Dewees
Island is a barrier island 12 miles northeast of Charleston, South
Carolina. It is home to 200 Two bird
species, alligators, bobcats, loggerhead sea turtles and, occasionally, a red wolf that swims over from nearby Bull
Island.
Free of cars, golf courses, bars and shops, and
accessible only by 20-minute ferry ride, Pittsburgh, PA landscape architect and
nature educator Rives Yost, her husband Walter, and their two children, decided
it was the perfect place to build their summer vacation home.
The lot
the Yosts chose among the mere 150 home sites available on the island’s 1206
acres is a dense jungle of live oaks, cedars, palmettos, barrier island shrubs
and vines. Wetlands bisect and partially surround the property, separating the
building site from an ancient line of dunes with a panoramic view of the ocean.
To preserve the wilderness
character of the place, highly restrictive covenants allow only a very small
percentage of each lot to be disturbed or altered in any way.
Of the architects recommended by the
Dewees Island property owners’ association, the Yosts chose Whitney Powers,
AIA, principal of Studio A, Inc., in Charleston. Powers had designed nearly a
dozen houses on the South Carolina coast and was adept at designing modern
structures that recalled familiar, vernacular building types.
The house was conceived as
a minimal outpost, or camp. No existing trees were removed to construct the
house and no paving was used, which would affect the natural hydrology of the
delicate site adjacent to an inland pond and wetlands.
To that end, the two-level,
1400-square-foot vacation home is perched above the earth on a matrix of one-
and two-story tall pilings. Screened porches – 1600 square feet of them –
completely surround the house. The exterior walls are a curtain-like series of
glass doors to allow the whole house to be opened up to cooling sea breezes.

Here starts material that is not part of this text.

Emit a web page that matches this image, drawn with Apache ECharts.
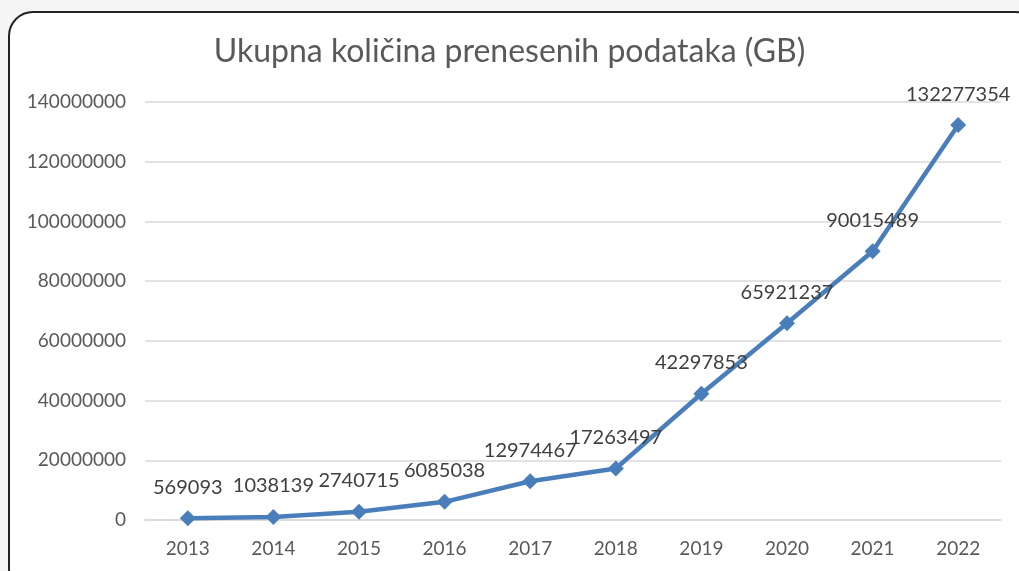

Sleeping and bathing areas are located on the lower level, screened by the
trees. The living room and kitchen rise above the treetops. A bridge leads to a
seaside pavilion on high ground 25 yards from the house.
The house is based on an
8-foot by 12-foot module and the exterior is sheathed in to Hardipanel®,
applied in a board and batten configuration, to greatly reduce the amount of
construction material waste. The broad, hipped roof is clad in Galvalume®
metal, which is highly reflective to reduce heat build-up during the summer
months.
The basic exterior form of the Yost
house recalls a simple, vernacular farmhouse, which, in this case, has been
duplicated, offset, and separated by a gap that mirrors a naturally occurring
breach in the site’s ancient dune line. The offset of the two halves was
dictated by the locations of massive live oak trees surrounding the house. The
slot between the houses is the zone where vertical movement occurs, both within
the house and along the ramped bridge to the seaside pavilion.
The Yosts’ treetop vacation home has
been featured in the New York Times and on HGTV’s “Extreme Living” show.